_STATED GOAL:_ Identify every line containing the word "this" and reproduce each one.

☆ ☆ ☆ ☆ ☆ ☆ ☆

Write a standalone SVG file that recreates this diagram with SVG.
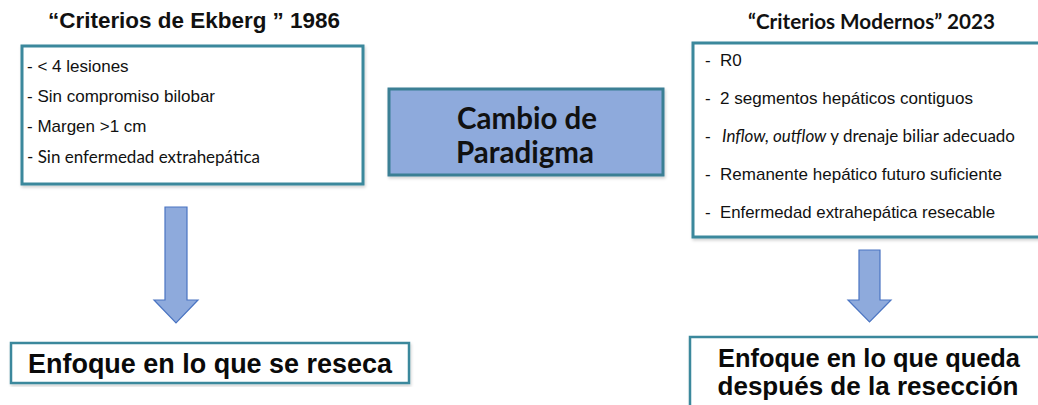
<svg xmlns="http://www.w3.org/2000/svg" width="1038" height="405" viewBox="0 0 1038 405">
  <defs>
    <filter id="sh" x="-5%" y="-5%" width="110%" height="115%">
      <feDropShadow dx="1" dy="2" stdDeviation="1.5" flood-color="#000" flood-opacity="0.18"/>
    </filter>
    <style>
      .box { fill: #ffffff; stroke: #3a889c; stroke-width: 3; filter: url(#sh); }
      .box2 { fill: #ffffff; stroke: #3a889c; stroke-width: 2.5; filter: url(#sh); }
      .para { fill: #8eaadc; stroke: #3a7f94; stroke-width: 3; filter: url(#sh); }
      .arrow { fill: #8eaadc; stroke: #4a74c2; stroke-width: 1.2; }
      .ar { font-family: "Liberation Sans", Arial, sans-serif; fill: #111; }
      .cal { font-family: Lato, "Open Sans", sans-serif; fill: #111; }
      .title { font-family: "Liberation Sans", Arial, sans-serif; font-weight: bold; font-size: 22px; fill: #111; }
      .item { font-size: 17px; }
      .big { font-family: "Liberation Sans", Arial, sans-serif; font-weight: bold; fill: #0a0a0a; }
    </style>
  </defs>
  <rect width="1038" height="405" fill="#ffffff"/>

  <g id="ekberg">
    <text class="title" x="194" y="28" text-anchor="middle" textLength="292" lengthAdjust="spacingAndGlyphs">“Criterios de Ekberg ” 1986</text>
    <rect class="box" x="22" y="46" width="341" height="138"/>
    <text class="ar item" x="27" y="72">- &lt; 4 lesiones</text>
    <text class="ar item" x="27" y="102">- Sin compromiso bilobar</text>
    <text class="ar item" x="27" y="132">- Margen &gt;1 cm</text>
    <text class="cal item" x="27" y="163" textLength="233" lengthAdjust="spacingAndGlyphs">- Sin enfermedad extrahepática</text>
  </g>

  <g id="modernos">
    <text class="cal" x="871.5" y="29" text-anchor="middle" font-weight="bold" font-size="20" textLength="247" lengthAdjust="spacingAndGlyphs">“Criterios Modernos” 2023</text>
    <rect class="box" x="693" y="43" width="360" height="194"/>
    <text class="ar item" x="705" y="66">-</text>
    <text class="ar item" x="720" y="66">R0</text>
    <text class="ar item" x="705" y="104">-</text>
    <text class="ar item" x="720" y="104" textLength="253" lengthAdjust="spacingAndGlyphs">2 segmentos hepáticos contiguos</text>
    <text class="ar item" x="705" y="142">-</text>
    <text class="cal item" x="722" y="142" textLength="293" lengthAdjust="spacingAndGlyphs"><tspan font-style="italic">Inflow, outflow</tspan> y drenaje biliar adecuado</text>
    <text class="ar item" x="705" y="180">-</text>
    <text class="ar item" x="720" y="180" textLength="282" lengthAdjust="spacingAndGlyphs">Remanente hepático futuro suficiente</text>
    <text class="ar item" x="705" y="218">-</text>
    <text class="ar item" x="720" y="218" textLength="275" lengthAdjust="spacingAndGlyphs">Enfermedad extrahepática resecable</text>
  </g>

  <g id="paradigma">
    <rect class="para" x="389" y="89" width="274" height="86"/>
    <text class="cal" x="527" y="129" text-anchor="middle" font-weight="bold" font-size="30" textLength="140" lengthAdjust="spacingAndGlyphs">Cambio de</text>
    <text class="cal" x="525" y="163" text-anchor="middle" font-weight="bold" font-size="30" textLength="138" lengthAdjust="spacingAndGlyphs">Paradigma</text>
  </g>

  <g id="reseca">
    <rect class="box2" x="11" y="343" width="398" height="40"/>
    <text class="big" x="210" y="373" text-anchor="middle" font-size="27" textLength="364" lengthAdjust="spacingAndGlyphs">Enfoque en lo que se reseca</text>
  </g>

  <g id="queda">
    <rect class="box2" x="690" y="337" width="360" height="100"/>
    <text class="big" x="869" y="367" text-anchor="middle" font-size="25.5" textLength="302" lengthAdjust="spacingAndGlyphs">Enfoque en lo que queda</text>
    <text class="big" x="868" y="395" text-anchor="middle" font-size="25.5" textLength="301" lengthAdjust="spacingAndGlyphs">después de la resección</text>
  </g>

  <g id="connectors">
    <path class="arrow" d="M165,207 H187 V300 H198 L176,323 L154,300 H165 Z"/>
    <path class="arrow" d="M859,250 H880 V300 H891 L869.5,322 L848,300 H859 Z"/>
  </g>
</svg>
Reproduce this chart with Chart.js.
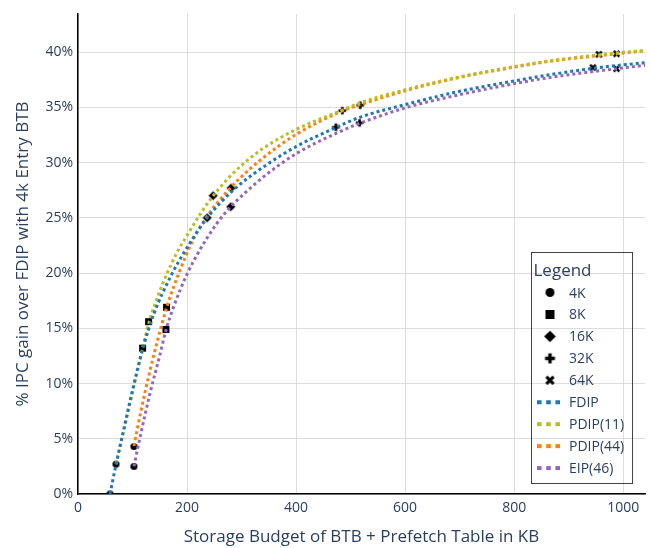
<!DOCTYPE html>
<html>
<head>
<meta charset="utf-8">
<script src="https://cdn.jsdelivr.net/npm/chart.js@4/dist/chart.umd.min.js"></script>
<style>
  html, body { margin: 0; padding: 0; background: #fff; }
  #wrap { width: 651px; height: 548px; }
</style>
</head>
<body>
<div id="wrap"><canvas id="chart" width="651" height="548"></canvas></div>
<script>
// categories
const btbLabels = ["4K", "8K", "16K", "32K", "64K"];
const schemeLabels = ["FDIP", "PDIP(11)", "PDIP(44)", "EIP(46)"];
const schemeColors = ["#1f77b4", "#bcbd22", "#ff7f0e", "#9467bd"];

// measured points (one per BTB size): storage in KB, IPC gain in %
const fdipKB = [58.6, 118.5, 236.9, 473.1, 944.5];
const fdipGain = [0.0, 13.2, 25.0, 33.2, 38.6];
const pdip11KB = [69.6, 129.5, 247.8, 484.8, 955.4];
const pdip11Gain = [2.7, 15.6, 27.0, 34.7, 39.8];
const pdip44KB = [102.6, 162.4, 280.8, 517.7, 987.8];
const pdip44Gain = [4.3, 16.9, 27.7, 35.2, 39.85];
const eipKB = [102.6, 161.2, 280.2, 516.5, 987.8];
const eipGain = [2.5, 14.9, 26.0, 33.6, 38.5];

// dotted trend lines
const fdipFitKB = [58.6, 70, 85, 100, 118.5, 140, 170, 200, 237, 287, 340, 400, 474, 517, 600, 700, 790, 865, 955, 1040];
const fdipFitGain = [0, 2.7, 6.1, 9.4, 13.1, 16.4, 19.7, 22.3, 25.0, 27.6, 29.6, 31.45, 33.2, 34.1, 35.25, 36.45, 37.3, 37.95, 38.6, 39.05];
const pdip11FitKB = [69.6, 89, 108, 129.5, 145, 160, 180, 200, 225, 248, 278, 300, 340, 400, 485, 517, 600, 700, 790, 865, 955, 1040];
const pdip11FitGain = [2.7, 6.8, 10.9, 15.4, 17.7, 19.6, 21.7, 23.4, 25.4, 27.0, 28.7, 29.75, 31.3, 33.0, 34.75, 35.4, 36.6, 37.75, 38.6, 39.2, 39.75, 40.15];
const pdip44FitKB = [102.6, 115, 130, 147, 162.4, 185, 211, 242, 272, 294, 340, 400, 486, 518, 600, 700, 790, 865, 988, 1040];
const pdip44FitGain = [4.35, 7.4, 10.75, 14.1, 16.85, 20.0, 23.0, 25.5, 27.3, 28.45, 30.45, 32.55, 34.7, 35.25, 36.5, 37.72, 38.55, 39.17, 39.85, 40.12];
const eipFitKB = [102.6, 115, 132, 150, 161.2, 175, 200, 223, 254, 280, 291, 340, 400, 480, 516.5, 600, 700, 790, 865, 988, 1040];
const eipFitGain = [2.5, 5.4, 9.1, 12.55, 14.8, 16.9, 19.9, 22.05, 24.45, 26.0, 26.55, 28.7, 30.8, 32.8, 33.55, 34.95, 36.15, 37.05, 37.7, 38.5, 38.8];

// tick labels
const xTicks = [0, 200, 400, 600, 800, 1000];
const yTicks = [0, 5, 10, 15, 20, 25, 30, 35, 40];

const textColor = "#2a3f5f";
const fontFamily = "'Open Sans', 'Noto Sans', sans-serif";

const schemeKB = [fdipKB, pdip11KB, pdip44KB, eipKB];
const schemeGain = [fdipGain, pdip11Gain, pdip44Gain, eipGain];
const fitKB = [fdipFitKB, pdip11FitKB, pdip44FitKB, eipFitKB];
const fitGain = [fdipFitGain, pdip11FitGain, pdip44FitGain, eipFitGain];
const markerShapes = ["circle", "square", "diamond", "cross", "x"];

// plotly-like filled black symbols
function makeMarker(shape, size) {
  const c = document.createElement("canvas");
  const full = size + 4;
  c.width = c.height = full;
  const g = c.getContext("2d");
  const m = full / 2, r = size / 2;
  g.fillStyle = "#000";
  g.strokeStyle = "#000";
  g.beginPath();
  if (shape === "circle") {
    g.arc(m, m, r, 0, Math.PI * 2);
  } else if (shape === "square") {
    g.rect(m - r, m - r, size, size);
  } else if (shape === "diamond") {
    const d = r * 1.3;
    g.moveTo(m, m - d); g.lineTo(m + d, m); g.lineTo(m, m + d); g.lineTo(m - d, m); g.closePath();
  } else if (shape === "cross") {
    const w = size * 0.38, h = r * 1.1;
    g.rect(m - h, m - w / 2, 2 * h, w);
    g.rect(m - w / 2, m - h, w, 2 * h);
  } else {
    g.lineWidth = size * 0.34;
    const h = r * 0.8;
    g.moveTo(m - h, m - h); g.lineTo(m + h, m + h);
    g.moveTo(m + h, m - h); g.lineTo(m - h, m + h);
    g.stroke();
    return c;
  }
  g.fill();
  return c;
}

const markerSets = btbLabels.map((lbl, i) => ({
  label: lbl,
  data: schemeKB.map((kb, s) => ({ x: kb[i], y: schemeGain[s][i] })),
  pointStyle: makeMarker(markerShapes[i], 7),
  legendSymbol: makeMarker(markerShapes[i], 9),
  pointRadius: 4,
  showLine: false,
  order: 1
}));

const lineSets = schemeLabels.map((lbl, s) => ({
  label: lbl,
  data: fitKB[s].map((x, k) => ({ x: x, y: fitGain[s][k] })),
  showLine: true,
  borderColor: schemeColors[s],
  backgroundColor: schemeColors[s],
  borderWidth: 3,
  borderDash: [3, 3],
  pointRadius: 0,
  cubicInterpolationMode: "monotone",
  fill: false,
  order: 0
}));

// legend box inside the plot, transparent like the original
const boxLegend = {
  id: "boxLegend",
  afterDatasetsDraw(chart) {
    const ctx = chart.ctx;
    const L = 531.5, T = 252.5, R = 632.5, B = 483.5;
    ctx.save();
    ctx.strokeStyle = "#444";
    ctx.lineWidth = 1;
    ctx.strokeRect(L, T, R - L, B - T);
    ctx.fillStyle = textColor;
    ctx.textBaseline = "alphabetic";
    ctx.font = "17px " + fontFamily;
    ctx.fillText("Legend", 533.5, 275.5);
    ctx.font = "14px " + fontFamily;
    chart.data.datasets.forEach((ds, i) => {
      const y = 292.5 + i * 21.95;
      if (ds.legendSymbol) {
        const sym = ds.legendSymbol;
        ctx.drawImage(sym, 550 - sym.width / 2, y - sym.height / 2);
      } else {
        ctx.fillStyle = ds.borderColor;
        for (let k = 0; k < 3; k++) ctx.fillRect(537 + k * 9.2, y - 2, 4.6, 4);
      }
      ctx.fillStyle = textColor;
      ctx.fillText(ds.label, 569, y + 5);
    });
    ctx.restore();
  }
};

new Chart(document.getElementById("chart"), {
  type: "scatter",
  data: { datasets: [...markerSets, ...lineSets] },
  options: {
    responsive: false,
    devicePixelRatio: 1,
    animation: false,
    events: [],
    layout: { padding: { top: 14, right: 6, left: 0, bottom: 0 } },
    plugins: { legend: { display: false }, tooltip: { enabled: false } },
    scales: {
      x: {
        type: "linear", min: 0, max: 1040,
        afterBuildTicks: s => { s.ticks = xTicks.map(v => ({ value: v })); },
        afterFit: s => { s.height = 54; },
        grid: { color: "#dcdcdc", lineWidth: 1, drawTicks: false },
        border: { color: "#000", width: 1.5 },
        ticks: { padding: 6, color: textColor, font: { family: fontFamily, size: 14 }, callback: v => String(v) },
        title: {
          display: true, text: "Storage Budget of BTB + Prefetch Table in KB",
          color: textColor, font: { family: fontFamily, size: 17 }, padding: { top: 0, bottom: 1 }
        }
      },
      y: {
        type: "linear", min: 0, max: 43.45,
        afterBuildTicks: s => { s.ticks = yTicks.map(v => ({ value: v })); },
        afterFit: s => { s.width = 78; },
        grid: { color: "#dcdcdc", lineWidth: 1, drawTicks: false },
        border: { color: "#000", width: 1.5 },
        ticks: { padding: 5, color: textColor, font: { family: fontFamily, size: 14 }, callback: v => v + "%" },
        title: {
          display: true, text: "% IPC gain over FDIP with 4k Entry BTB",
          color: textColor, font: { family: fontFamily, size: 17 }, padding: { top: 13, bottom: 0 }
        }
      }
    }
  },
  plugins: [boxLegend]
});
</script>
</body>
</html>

☆ ☆ ☆ ☆ ☆ ☆ ☆

_THE RESULT:_
Write a standalone SVG file that recreates this diagram with SVG.
Reproduce this chart with Chart.js.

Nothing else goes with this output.